Abhishek Gattani, an Indian-origin Silicon Valley CEO accused of beating his wife, Neha Rastogi, for several years, may end up serving less than a month in jail after he was offered a plea deal, according to a US media report.
Gattani, 38, who pleaded “no contest” to beating his wife, was offered the plea deal last week in Santa Clara Superior Court, California, that will probably allow him to serve less than a month in jail, reports said.
In the nearly six-minute-long video that former Apple executive Rastogi recorded on May 17 last year, one could hear repeated thwacks in the presence of their then two-year-old daughter.
He pleaded no contest when Rastogi, 36, approached the police.
Gattani’s charge was reduced from felony assault to felony accessory after the fact, with an accompanying misdemeanour of “offencive touching”, the report said.
“Offencive touching, I call it terrorism… That’s how I felt, terrorised and controlled, held hostage by the fear of pain, humiliation and assault on my being and my daughters,” Rastogi was quoted as saying by the report.
Steve Fein, the prosecuting Assistant District Attorney has described the plea deal a fair outcome, noting that accessory after the fact is also a felony, though not a violent one that would place Gattani at risk of being deported back to India.
He noted that the plea calls for a six-month jail term, though only 30 days of actual incarceration, with the balance served in the weekend-work programme, doing manual labour for eight-hour shifts but otherwise at liberty.
Fein said Rastogi offered no objection when he provided her with the details of the deal.

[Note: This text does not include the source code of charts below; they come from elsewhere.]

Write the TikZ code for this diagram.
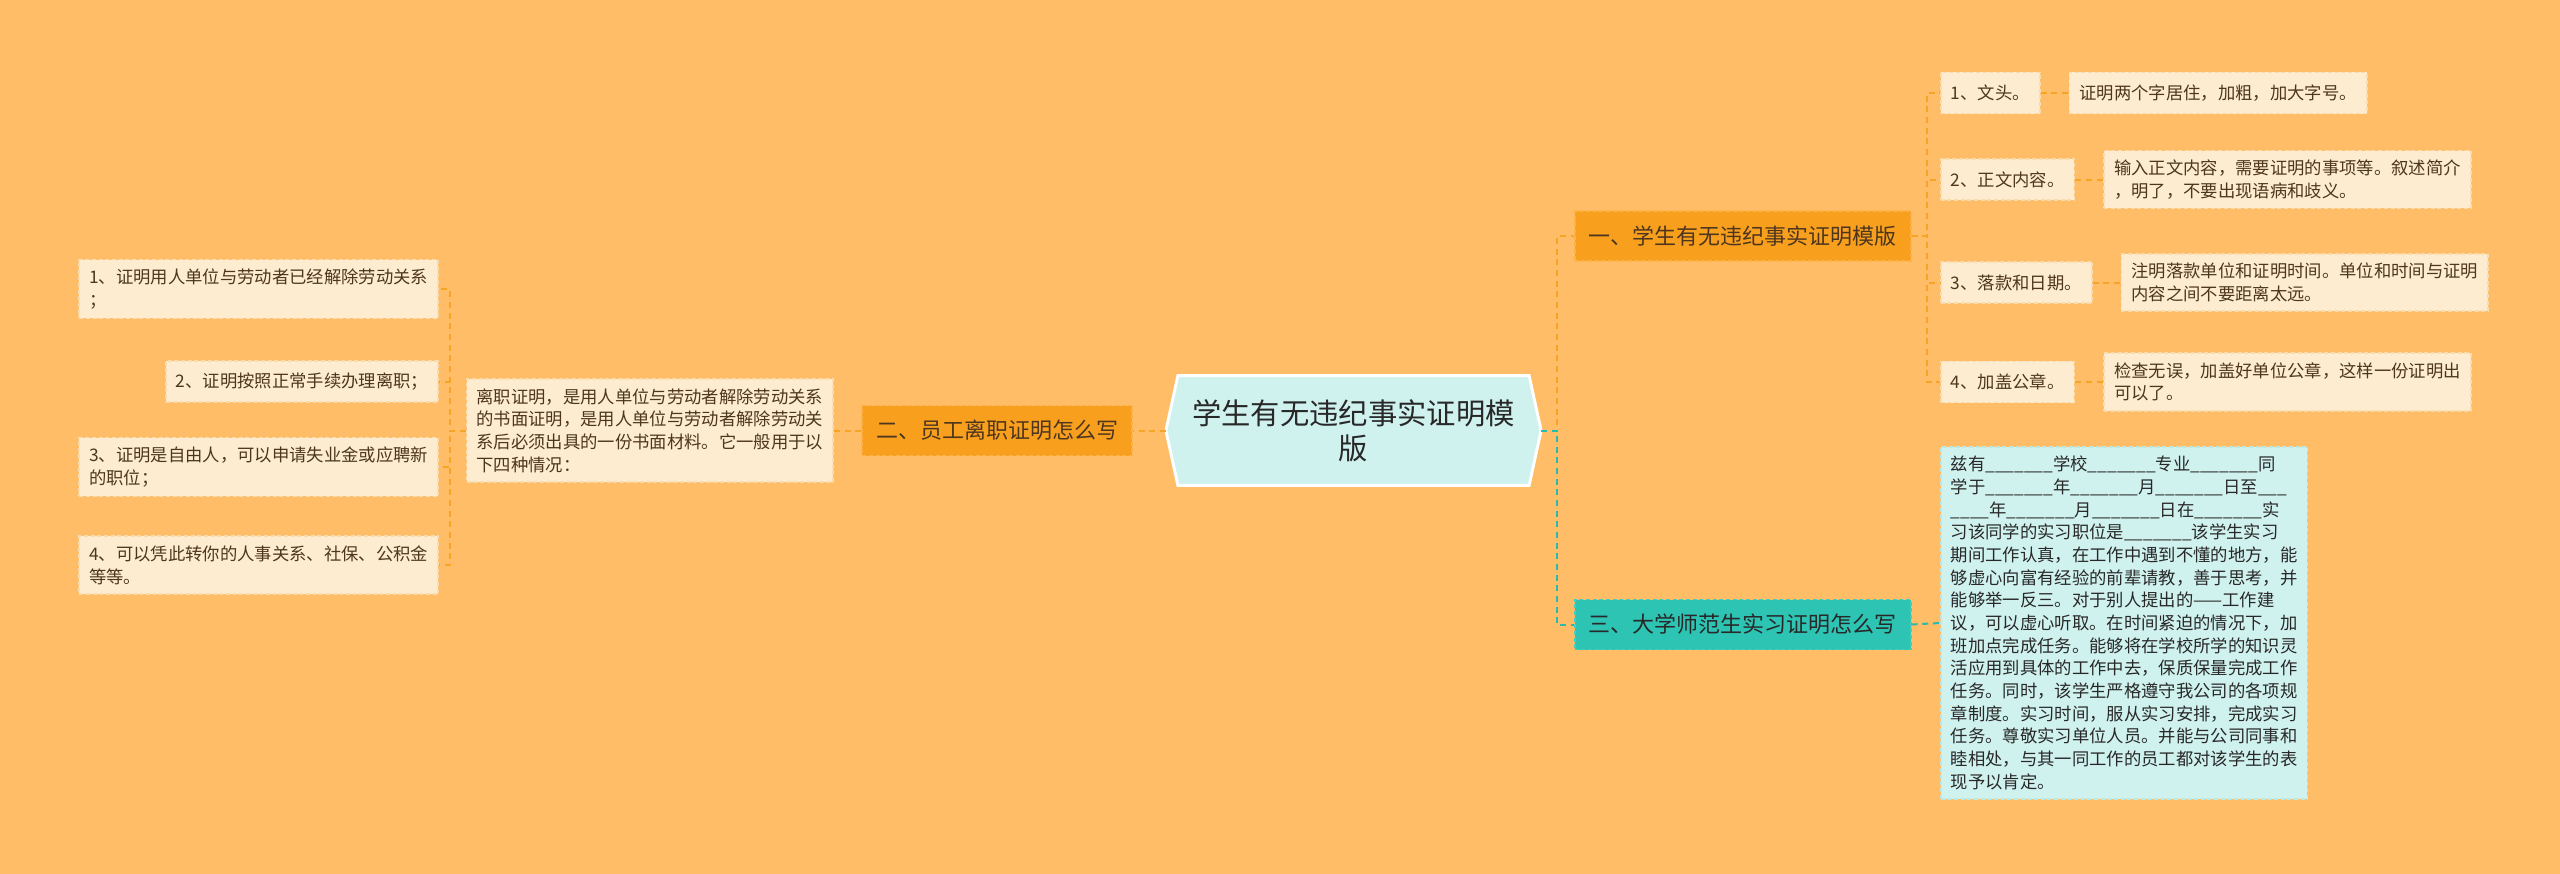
\documentclass[tikz,border=0pt]{standalone}
\usepackage{fontspec}
\setmainfont{Noto Sans CJK SC}
\usetikzlibrary{positioning,calc,backgrounds}
\definecolor{mmbg}{RGB}{255,189,103}
\definecolor{mmcream}{RGB}{253,236,208}
\definecolor{mmcreamedge}{RGB}{247,220,176}
\definecolor{mmorange}{RGB}{248,160,30}
\definecolor{mmorangeedge}{RGB}{252,178,70}
\definecolor{mmteal}{RGB}{45,196,180}
\definecolor{mmtealedge}{RGB}{70,205,190}
\definecolor{mmaqua}{RGB}{208,242,238}
\definecolor{mmaquaedge}{RGB}{190,232,226}
\definecolor{mmline}{RGB}{246,163,38}
\definecolor{mmtealline}{RGB}{40,186,170}
\definecolor{mmtext}{RGB}{78,54,30}
\definecolor{mmdark}{RGB}{40,40,40}
\tikzset{
  hub/.style={align=center, minimum width=263pt, minimum height=82pt, inner sep=0pt, text=mmdark, font=\fontsize{22}{26}\selectfont},
  hubframe/.style={draw=white, line width=2.2pt, fill=mmaqua},
  branch/.style={draw=mmorangeedge, dash pattern=on 3pt off 2pt, line width=1.2pt, fill=mmorange, inner xsep=10.5pt, inner ysep=0pt, minimum height=37.5pt, text=mmtext, font=\fontsize{16.5}{20}\selectfont},
  tealbranch/.style={branch, draw=mmtealedge, fill=mmteal, text=mmdark},
  leaf/.style={draw=mmcreamedge, dash pattern=on 3pt off 2pt, line width=1.2pt, fill=mmcream, align=left, inner xsep=7.5pt, inner ysep=7pt, minimum height=31pt, text=mmtext, font=\fontsize{13}{17}\selectfont},
  tealleaf/.style={leaf, draw=mmaquaedge, fill=mmaqua, text=mmdark},
  link/.style={draw=mmline, line width=1.5pt, dash pattern=on 4.5pt off 3.5pt},
  teallink/.style={link, draw=mmtealline}
}
\newcommand{\blank}{\_\_\_\_\_\_\_}
\begin{document}
\begin{tikzpicture}[x=0.75pt, y=-0.75pt]
  \useasboundingbox (0,0) rectangle (2560,874);

  % centre
  \node[hub] (root) at (1353.5,430.5) {学生有无违纪事实证明模\\版};
  \coordinate (tipL) at ($(root.west)+(-12,0)$);
  \coordinate (tipR) at ($(root.east)+(12,0)$);
  \begin{scope}[on background layer]
    \fill[mmbg] (0,0) rectangle (2560,874);
    \draw[hubframe] (root.north west) -- (root.north east) -- (tipR) -- (root.south east) -- (root.south west) -- (tipL) -- cycle;
  \end{scope}

  % left side
  \node[branch, anchor=east] (quit) at (1133,430.5) {二、员工离职证明怎么写};
  \node[leaf, anchor=east] (quitnote) at (834,430.5) {离职证明，是用人单位与劳动者解除劳动关系\\的书面证明，是用人单位与劳动者解除劳动关\\系后必须出具的一份书面材料。它一般用于以\\下四种情况：};
  \node[leaf, anchor=east] (use1) at (439,289) {1、证明用人单位与劳动者已经解除劳动关系\\；};
  \node[leaf, anchor=east] (use2) at (439,381.5) {2、证明按照正常手续办理离职；};
  \node[leaf, anchor=east] (use3) at (439,467) {3、证明是自由人，可以申请失业金或应聘新\\的职位；};
  \node[leaf, anchor=east] (use4) at (439,565) {4、可以凭此转你的人事关系、社保、公积金\\等等。};

  % right side, first branch
  \node[branch, anchor=west] (tmpl) at (1574,236) {一、学生有无违纪事实证明模版};
  \node[leaf, anchor=west] (part1) at (1940,93) {1、文头。};
  \node[leaf, anchor=west] (part2) at (1940,179.5) {2、正文内容。};
  \node[leaf, anchor=west] (part3) at (1940,282.5) {3、落款和日期。};
  \node[leaf, anchor=west] (part4) at (1940,382) {4、加盖公章。};
  \node[leaf, right=21pt of part1] (tip1) {证明两个字居住，加粗，加大字号。};
  \node[leaf, right=21pt of part2] (tip2) {输入正文内容，需要证明的事项等。叙述简介\\，明了，不要出现语病和歧义。};
  \node[leaf, right=21pt of part3] (tip3) {注明落款单位和证明时间。单位和时间与证明\\内容之间不要距离太远。};
  \node[leaf, right=21pt of part4] (tip4) {检查无误，加盖好单位公章，这样一份证明出\\可以了。};

  % right side, second branch
  \node[tealbranch, anchor=west] (intern) at (1574,624.5) {三、大学师范生实习证明怎么写};
  \node[tealleaf, anchor=west] (internnote) at (1940,623) {兹有\blank 学校\blank 专业\blank 同\\学于\blank 年\blank 月\blank 日至\_\_\_\\\_\_\_\_年\blank 月\blank 日在\blank 实\\习该同学的实习职位是\blank 该学生实习\\期间工作认真，在工作中遇到不懂的地方，能\\够虚心向富有经验的前辈请教，善于思考，并\\能够举一反三。对于别人提出的——工作建\\议，可以虚心听取。在时间紧迫的情况下，加\\班加点完成任务。能够将在学校所学的知识灵\\活应用到具体的工作中去，保质保量完成工作\\任务。同时，该学生严格遵守我公司的各项规\\章制度。实习时间，服从实习安排，完成实习\\任务。尊敬实习单位人员。并能与公司同事和\\睦相处，与其一同工作的员工都对该学生的表\\现予以肯定。};

  % connectors
  \draw[link] (tipL) -- (quit.east);
  \draw[link] (quit.west) -- (quitnote.east);
  \foreach \n in {use1,use2,use3,use4}
    \draw[link] (quitnote.west) -- ++(-16,0) |- (\n.east);
  \draw[link] (tipR) -- ++(16,0) |- (tmpl.west);
  \draw[teallink] (tipR) -- ++(16,0) |- (intern.west);
  \foreach \n in {part1,part2,part3,part4}
    \draw[link] (tmpl.east) -- ++(15,0) |- (\n.west);
  \foreach \i in {1,2,3,4}
    \draw[link] (part\i.east) -- (tip\i.west);
  \draw[teallink] (intern.east) -- (internnote.west);
\end{tikzpicture}
\end{document}
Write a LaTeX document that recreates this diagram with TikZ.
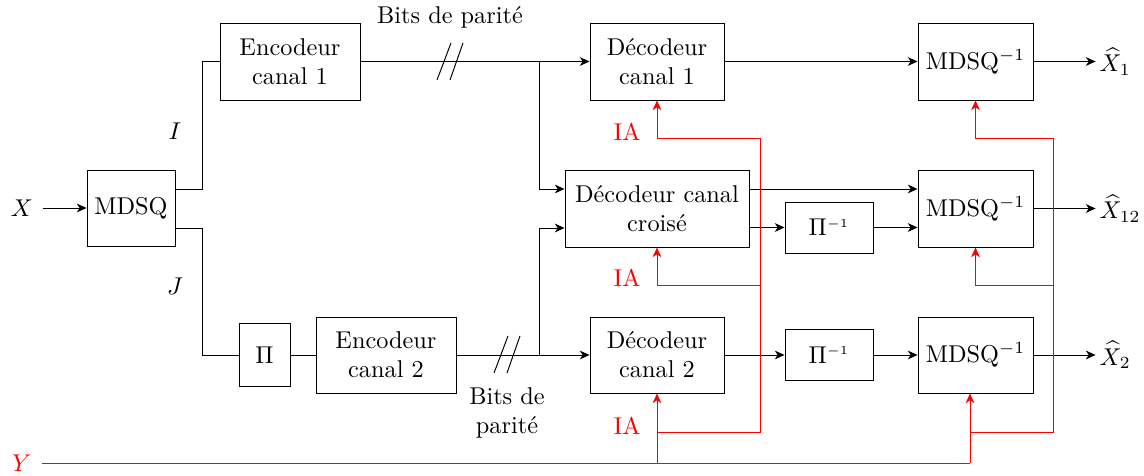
\documentclass[tikz,border=0pt]{standalone}
\usetikzlibrary{arrows.meta,calc}
\def\pxu{0.4115pt}
\tikzset{
  blk/.style={draw, inner sep=0pt, align=center, font=\normalsize},
  arr/.style={-{Stealth[length=4pt,width=3.6pt,inset=1.2pt]}},
  redarr/.style={red, -{Stealth[length=4pt,width=3.6pt,inset=1.2pt]}},
  redl/.style={red},
  lbl/.style={inner sep=1pt},
  outlbl/.style={inner sep=0.5pt, anchor=west},
}
\begin{document}
\begin{tikzpicture}[x=\pxu, y=-\pxu]
\useasboundingbox (0,0) rectangle (1144,476);
% blocks
\node[blk, minimum width=88*\pxu, minimum height=76*\pxu] (mdsq) at (131,208) {MDSQ};
\node[blk, minimum width=140*\pxu, minimum height=77*\pxu] (enc1) at (290,61.5) {Encodeur\\canal 1};
\node[blk, minimum width=51*\pxu, minimum height=63*\pxu] (pi) at (264.5,355) {$\Pi$};
\node[blk, minimum width=140*\pxu, minimum height=76*\pxu] (enc2) at (386,355) {Encodeur\\canal 2};
\node[blk, minimum width=134*\pxu, minimum height=77*\pxu] (dec1) at (657,61.5) {Décodeur\\canal 1};
\node[blk, minimum width=184*\pxu, minimum height=77*\pxu] (decc) at (657,208.5) {Décodeur canal\\croisé};
\node[blk, minimum width=134*\pxu, minimum height=76*\pxu] (dec2) at (657,355) {Décodeur\\canal 2};
\node[blk, minimum width=88*\pxu, minimum height=51*\pxu] (pinv1) at (829,227.5) {$\Pi^{\scriptscriptstyle -1}$};
\node[blk, minimum width=88*\pxu, minimum height=51*\pxu] (pinv2) at (829,355) {$\Pi^{\scriptscriptstyle -1}$};
\node[blk, minimum width=115*\pxu, minimum height=77*\pxu] (mi1) at (975.5,61.5) {MDSQ$^{-1}$};
\node[blk, minimum width=115*\pxu, minimum height=77*\pxu] (mi12) at (975.5,208.5) {MDSQ$^{-1}$};
\node[blk, minimum width=115*\pxu, minimum height=76*\pxu] (mi2) at (975.5,355) {MDSQ$^{-1}$};
% labels
\node[lbl] (X) at (22,208) {$X$};
\node[lbl, red] (Y) at (22,463) {$Y$};
\node[lbl] (I) at (175,131) {$I$};
\node[lbl] (J) at (175,286) {$J$};
\node[outlbl] (xh1) at (1098,61.5) {$\widehat{X}_1$};
\node[outlbl] (xh12) at (1098,208.5) {$\widehat{X}_{12}$};
\node[outlbl] (xh2) at (1098,355) {$\widehat{X}_2$};
\node[lbl] (bits1) at (450,17) {Bits de parité};
\node[lbl, align=center] (bits2) at (507,413) {Bits de\\parité};
\node[lbl, red] (ia1) at (627,132) {IA};
\node[lbl, red] (ia2) at (627,278) {IA};
\node[lbl, red] (ia3) at (627,426) {IA};
% coordinates
\coordinate (s1) at (202,189);
\coordinate (s2) at (202,228);
\coordinate (b1) at (539,61.5);
\coordinate (b2) at (539,355);
% black connectors
\draw[arr] ([xshift=3pt]X.east) -- (mdsq.west);
\draw (mdsq.east |- s1) -- (s1) |- (enc1.west);
\draw (mdsq.east |- s2) -- (s2) |- (pi.west);
\draw (pi.east) -- (enc2.west);
\draw[arr] (enc1.east) -- (dec1.west);
\draw[arr] (enc2.east) -- (dec2.west);
\draw[arr] (b1) |- (decc.west |- 0,189);
\draw[arr] (b2) |- (decc.west |- 0,228);
\draw (437,80) -- (451,43) (450,80) -- (463,43);
\draw (494,373) -- (508,336) (507,373) -- (520,336);
\draw[arr] (dec1.east) -- (mi1.west);
\draw[arr] (decc.east |- 0,189) -- (mi12.west |- 0,189);
\draw[arr] (decc.east |- pinv1) -- (pinv1.west);
\draw[arr] (pinv1.east) -- (mi12.west |- pinv1);
\draw[arr] (dec2.east) -- (pinv2.west);
\draw[arr] (pinv2.east) -- (mi2.west);
\draw[arr, shorten >=1pt] (mi1.east) -- (xh1.west);
\draw[arr, shorten >=1pt] (mi12.east) -- (xh12.west);
\draw[arr, shorten >=1pt] (mi2.east) -- (xh2.west);
% red connectors
\coordinate (ybr) at (970,463);
\coordinate (l1) at (760,138);
\coordinate (l2) at (760,285);
\coordinate (l3) at (760,432);
\coordinate (r1) at (1053,138);
\coordinate (r2) at (1053,285);
\coordinate (r3) at (1053,432);
\draw[redl] ([xshift=3pt]Y.east) -- (ybr);
\draw[redarr] (ybr) -- (ybr |- mi2.south);
\draw[redarr] (dec2.south |- ybr) -- (dec2.south);
\draw[redl] (l1) -- (l3) -- (dec2.south |- l3);
\draw[redarr] (l1) -| (dec1.south);
\draw[redarr] (l2) -| (decc.south);
\draw[redl] (r1) -- (r3) -- (ybr |- r3);
\draw[redarr] (r1) -| (mi1.south);
\draw[redarr] (r2) -| (mi12.south);
\end{tikzpicture}
\end{document}
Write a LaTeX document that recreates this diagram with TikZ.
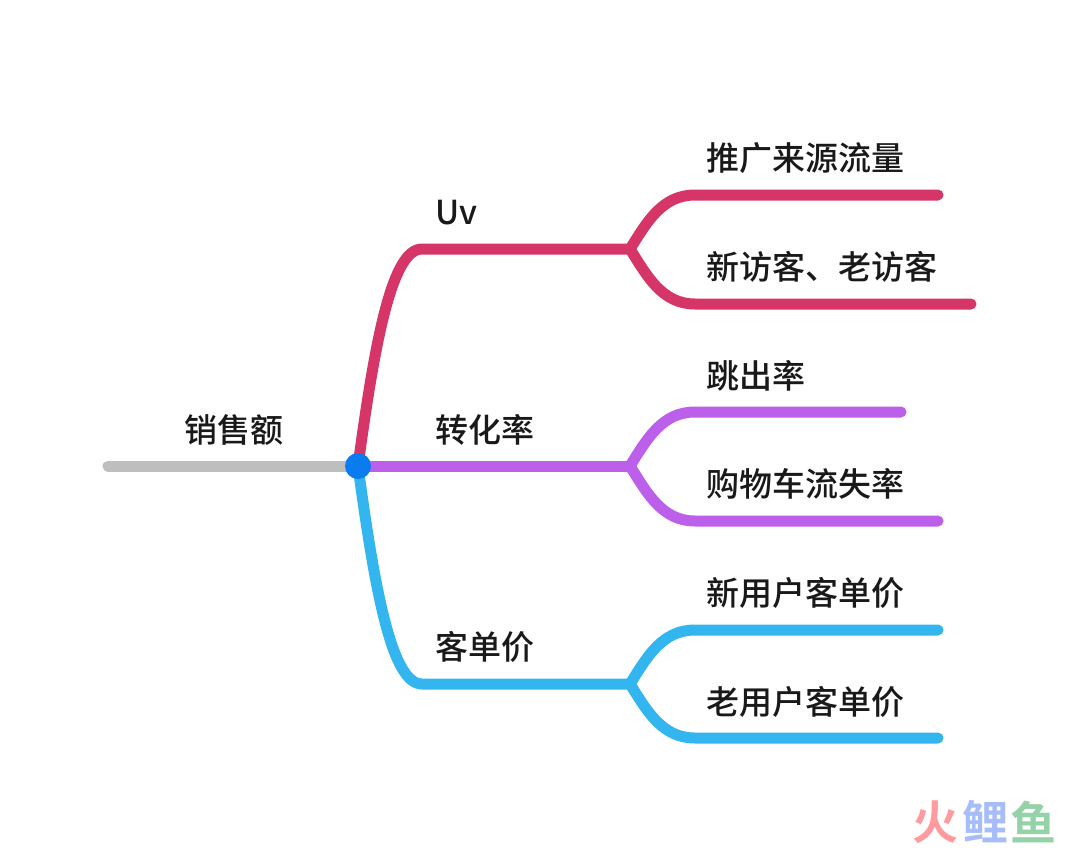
\documentclass[tikz,border=0pt]{standalone}
\usepackage{fontspec}
\setmainfont{Noto Sans CJK SC Medium}
\newfontfamily\bfcjk{Noto Sans CJK SC Bold}
\definecolor{crim}{HTML}{D63567}
\definecolor{viol}{HTML}{BC5FEA}
\definecolor{sky}{HTML}{33B5F0}
\definecolor{greyl}{HTML}{BEBEBE}
\definecolor{hub}{HTML}{0A7CF0}
\definecolor{wmr}{HTML}{FF9A9E}
\definecolor{wmb}{HTML}{A6BDFA}
\definecolor{wmg}{HTML}{95D2A8}
\tikzset{
  x=1pt,y=-1pt,
  branch/.style={line width=11pt,line cap=round,line join=round},
  lab/.style={anchor=west,inner sep=0pt,font=\fontsize{33}{36}\selectfont,text=black!90},
  wm/.style={anchor=center,inner sep=0pt,font=\bfcjk\fontsize{46}{50}\selectfont}
}
\begin{document}
\begin{tikzpicture}
\useasboundingbox[fill=white] (0,0) rectangle (1080,847);
\coordinate (root) at (108,466);
\coordinate (c) at (358,466);
\coordinate (a1) at (422,249);
\coordinate (a2) at (630,249);
\coordinate (b2) at (630,466);
\coordinate (d1) at (422,684);
\coordinate (d2) at (630,684);
\coordinate (e1) at (938,195);
\coordinate (e2) at (971,304);
\coordinate (f1) at (901,412);
\coordinate (f2) at (938,521);
\coordinate (g1) at (938,630);
\coordinate (g2) at (938,738);
\draw[branch,greyl] (root) -- (c);
\draw[branch,crim] (c) .. controls (375,340) and (392,249) .. (a1) -- (a2);
\draw[branch,sky] (c) .. controls (375,592) and (392,684) .. (d1) -- (d2);
\draw[branch,viol] (c) -- (b2);
\draw[branch,crim] (a2) .. controls (647,222) and (662,195) .. (695,195) -- (e1);
\draw[branch,crim] (a2) .. controls (647,276) and (662,304) .. (695,304) -- (e2);
\draw[branch,viol] (b2) .. controls (647,439) and (662,412) .. (695,412) -- (f1);
\draw[branch,viol] (b2) .. controls (647,493) and (662,521) .. (695,521) -- (f2);
\draw[branch,sky] (d2) .. controls (647,657) and (662,630) .. (695,630) -- (g1);
\draw[branch,sky] (d2) .. controls (647,711) and (662,738) .. (695,738) -- (g2);
\node[circle,fill=hub,minimum size=26pt,inner sep=0pt] (hubdot) at (c) {};
\node[lab] (t0) at (184,430) {销售额};
\node[lab] (t1) at (435,213) {Uv};
\node[lab] (t2) at (435,430) {转化率};
\node[lab] (t3) at (435,647) {客单价};
\node[lab] (t4) at (706,158) {推广来源流量};
\node[lab] (t5) at (706,267) {新访客、老访客};
\node[lab] (t6) at (706,376) {跳出率};
\node[lab] (t7) at (706,484) {购物车流失率};
\node[lab] (t8) at (706,593) {新用户客单价};
\node[lab] (t9) at (706,702) {老用户客单价};
\node[wm,text=wmr] (w1) at (935,822) {火};
\node[wm,text=wmb] (w2) at (985,822) {鲤};
\node[wm,text=wmg] (w3) at (1033,822) {鱼};
\end{tikzpicture}
\end{document}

She, however, said she was never even close to fine with it and became less so having learned that Gattani would likely serve not even half of the 30 days in jail and could have the felony expunged from his record if he successfully completed three years of probation and the other terms of the plea.
In 2013, Gattani was charged with felony assault, which was later reduced to a misdemeanour after he told the judge that a felony could jeopardise his career in California and force him back to India.
Rastogi, who is presently separated and in the process of a divorce from Gattani, in a four-page victim impact statement that she read aloud in court last week, declared herself doubly victimised by her husband and by the criminal justice system, the report said.
Gattani and Rastogi got married in 2009. He the co- founder and CEO of customer behaviour analytics company Cuberon which was founded in 2015 in California.